The RCGP versus a bunch of Harvard graduates planted in the DoH, you know, the “advisers” – is a zero contest. The plan is set. The handshakes made. And slippery slope oiled. This NHS cake is too large and too juicy for bystanders to not set their positions. And to execute it, General Practice must fail. Each health secretary played their part in that. A selfish, narcissistic and ill lot. Who each have private cover, and for whom the NHS means little. Now we have an ex-investment banker leading the ship. Brilliant. And the Government will not aid in your survival, they’re all in on it. The sweet nothings and camouflage is transparent to the aware. To grind it down. Then re-procure it. You know, the Operose model. They only employ people in NHSE who are in on the game. The puppeteers. But what they don’t realise, is you will still need a work horse for time immemorial. You cant keep importing them. That won’t pass. And a premium will come in 10 years for that Generalist. Fragmentation is wholly disatisying, as is working at scale, it’s a fixed ideology based on little. Patients and the public are already seeing through this nonsense and those services that just deliver numbers and metrics. Plan wisely, your independent time will come. The Government will learn it’s lesson, either through anarchy, rebellion or investigation of this clever destruction. The sell-off is no different to any other UK sector, but with more golden handshakes to be made, and massive collateral damage to come.

Hello My name is 28 April, 2022 10:03 am

Problem is, he is just plain wrong!

Michael Mullineux 28 April, 2022 11:29 am

Not really vision, just more establishment groupthink

David Evans 29 April, 2022 9:30 am

4.00 pm 27 4 2920

Your plan is ?

The only option is to manage demand in a constructive and timely manner.
We have to think outside the box otherwise those guys from Harvard will be calling the shots.

All the options put forward by Professor Martin need serious consideration and time is running out.

Doing nothing is going to have serious consequences for the destiny of UK General Practice

Finola ONeill 30 April, 2022 9:18 am

Evans, all that is needed is more funding to surgeries through core contracts and we will sort out the rest. General Practice does 90% of NHS consultations for 8% of budget. There is nothing to “fix’ FFS except giving us some more funding so we can do 95%. We don’t need additional roles. The PCN and urgent care paramedics need to go back to the failing ambulance services, the pharmacists to the failing community pharmacies, the physios to the 8 month waiting list hospital physio dept and we need some funding for more receptionists to answer our phones; the biggest bugbear for patients is they can’t bloody get through.
Working at scale my backside. This is bullshit.
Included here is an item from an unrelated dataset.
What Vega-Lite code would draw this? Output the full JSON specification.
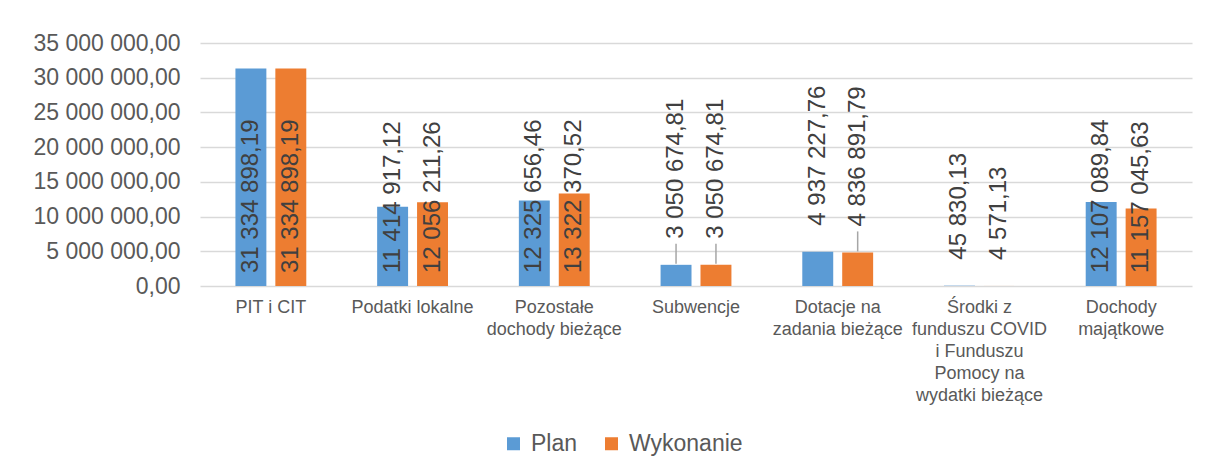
{
  "$schema": "https://vega.github.io/schema/vega-lite/v6.json",
  "width": 992,
  "height": 243,
  "autosize": "none",
  "padding": {"left": 200, "top": 43, "right": 14, "bottom": 182},
  "background": "white",
  "config": {
    "font": "Liberation Sans",
    "view": {"stroke": null},
    "locale": {"number": {"decimal": ",", "thousands": " ", "grouping": [3], "currency": ["", ""]}}
  },
  "data": {
    "values": [
      {"kategoria": "PIT i CIT", "seria": "Plan", "wartosc": 31334898.19},
      {"kategoria": "PIT i CIT", "seria": "Wykonanie", "wartosc": 31334898.19},
      {"kategoria": "Podatki lokalne", "seria": "Plan", "wartosc": 11414917.12},
      {"kategoria": "Podatki lokalne", "seria": "Wykonanie", "wartosc": 12056211.26},
      {"kategoria": "Pozostałe dochody bieżące", "seria": "Plan", "wartosc": 12325656.46},
      {"kategoria": "Pozostałe dochody bieżące", "seria": "Wykonanie", "wartosc": 13322370.52},
      {"kategoria": "Subwencje", "seria": "Plan", "wartosc": 3050674.81},
      {"kategoria": "Subwencje", "seria": "Wykonanie", "wartosc": 3050674.81},
      {"kategoria": "Dotacje na zadania bieżące", "seria": "Plan", "wartosc": 4937227.76},
      {"kategoria": "Dotacje na zadania bieżące", "seria": "Wykonanie", "wartosc": 4836891.79},
      {"kategoria": "Środki z funduszu COVID i Funduszu Pomocy na wydatki bieżące", "seria": "Plan", "wartosc": 45830.13},
      {"kategoria": "Środki z funduszu COVID i Funduszu Pomocy na wydatki bieżące", "seria": "Wykonanie", "wartosc": 4571.13},
      {"kategoria": "Dochody majątkowe", "seria": "Plan", "wartosc": 12107089.84},
      {"kategoria": "Dochody majątkowe", "seria": "Wykonanie", "wartosc": 11157045.63}
    ]
  },
  "encoding": {
    "x": {
      "field": "kategoria",
      "type": "nominal",
      "sort": null,
      "scale": {"paddingInner": 0.5, "paddingOuter": 0.25},
      "axis": {
        "title": null,
        "domain": false,
        "ticks": false,
        "grid": false,
        "labelAngle": 0,
        "labelFontSize": 18,
        "labelColor": "#595959",
        "labelPadding": 12,
        "labelLineHeight": 22,
        "labelLimit": 400,
        "labelOverlap": false,
        "labelExpr": "datum.label == 'Pozostałe dochody bieżące' ? ['Pozostałe', 'dochody bieżące'] : datum.label == 'Dotacje na zadania bieżące' ? ['Dotacje na', 'zadania bieżące'] : datum.label == 'Środki z funduszu COVID i Funduszu Pomocy na wydatki bieżące' ? ['Środki z', 'funduszu COVID', 'i Funduszu', 'Pomocy na', 'wydatki bieżące'] : datum.label == 'Dochody majątkowe' ? ['Dochody', 'majątkowe'] : datum.label"
      }
    },
    "xOffset": {
      "field": "seria",
      "type": "nominal",
      "sort": ["Plan", "Wykonanie"],
      "scale": {"paddingInner": 0.225, "paddingOuter": 0}
    },
    "y": {
      "field": "wartosc",
      "type": "quantitative",
      "scale": {"domain": [0, 35000000], "nice": false},
      "axis": {
        "title": null,
        "values": [0, 5000000, 10000000, 15000000, 20000000, 25000000, 30000000, 35000000],
        "format": ",.2f",
        "domain": false,
        "ticks": false,
        "grid": true,
        "gridColor": "#d9d9d9",
        "gridWidth": 1.5,
        "labelOverlap": false,
        "labelFontSize": 23,
        "labelColor": "#595959",
        "labelPadding": 20
      }
    }
  },
  "layer": [
    {
      "mark": {"type": "bar"},
      "encoding": {
        "color": {
          "field": "seria",
          "type": "nominal",
          "scale": {"domain": ["Plan", "Wykonanie"], "range": ["#5B9BD5", "#ED7D31"]},
          "legend": {
            "title": null,
            "orient": "none",
            "legendX": 302,
            "legendY": 389,
            "direction": "horizontal",
            "symbolType": "square",
            "symbolSize": 169,
            "symbolStrokeWidth": 0,
            "labelFontSize": 23,
            "labelColor": "#595959",
            "labelOffset": 6,
            "columnPadding": 22,
            "padding": 0
          }
        }
      }
    },
    {
      "transform": [{"filter": "datum.wartosc >= 10000000"}],
      "mark": {"type": "text", "angle": -90, "align": "left", "baseline": "middle", "dx": 13, "fontSize": 24, "color": "#404040"},
      "encoding": {
        "y": {
          "datum": 0,
          "type": "quantitative",
          "scale": {"domain": [0, 35000000], "nice": false},
          "axis": {
            "title": null,
            "values": [0, 5000000, 10000000, 15000000, 20000000, 25000000, 30000000, 35000000],
            "format": ",.2f",
            "domain": false,
            "ticks": false,
            "grid": true,
            "gridColor": "#d9d9d9",
            "gridWidth": 1.5,
            "labelOverlap": false,
            "labelFontSize": 23,
            "labelColor": "#595959",
            "labelPadding": 20
          }
        },
        "text": {"field": "wartosc", "type": "quantitative", "format": ",.2f"}
      }
    },
    {
      "transform": [{"filter": "datum.wartosc < 10000000"}],
      "mark": {"type": "text", "angle": -90, "align": "left", "baseline": "middle", "dx": 26, "fontSize": 24, "color": "#404040"},
      "encoding": {
        "text": {"field": "wartosc", "type": "quantitative", "format": ",.2f"}
      }
    },
    {
      "transform": [{"filter": "datum.kategoria == 'Subwencje' || (datum.kategoria == 'Dotacje na zadania bieżące' && datum.seria == 'Wykonanie')"}],
      "mark": {"type": "rule", "color": "#a6a6a6", "strokeWidth": 1.5, "yOffset": -1, "y2Offset": -21},
      "encoding": {
        "y2": {"field": "wartosc"}
      }
    }
  ]
}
There is nothing to fucking fix except the ridiculous underfunding of the core contract, the media smear campaign and Martin Marshall’s logic.
3% more of the NHS budget. More receptionists. Longer appointments and more time to get our work done and GPs wouldn’t all be driven to half time work, locum work and leaving the profession.
We probably already have enough trained GPs.
What we don’t have is a sustainable working day that doesn’t make you want to kill yourself every time you get through it.
And population health is bloody public health and central government’s work.
Obesity, diabetes, mental health; need decent community facilities + fast food, processed food, sugar tax; advertising bans, etc.
We do secondary prevention.
Public health policy and the government bloody doing anything right is primary prevention.
My advice about what to eat is not going to get the 50% of our obese population losing weight.

David Jarvis 4 May, 2022 10:52 am

On the obesity crisis if all but a few practices go private could we build the free practice at the top of a large hill that you have to walk up to get there. Multiple problems fixed in one go. I’ll take the top of Coniston Old Man.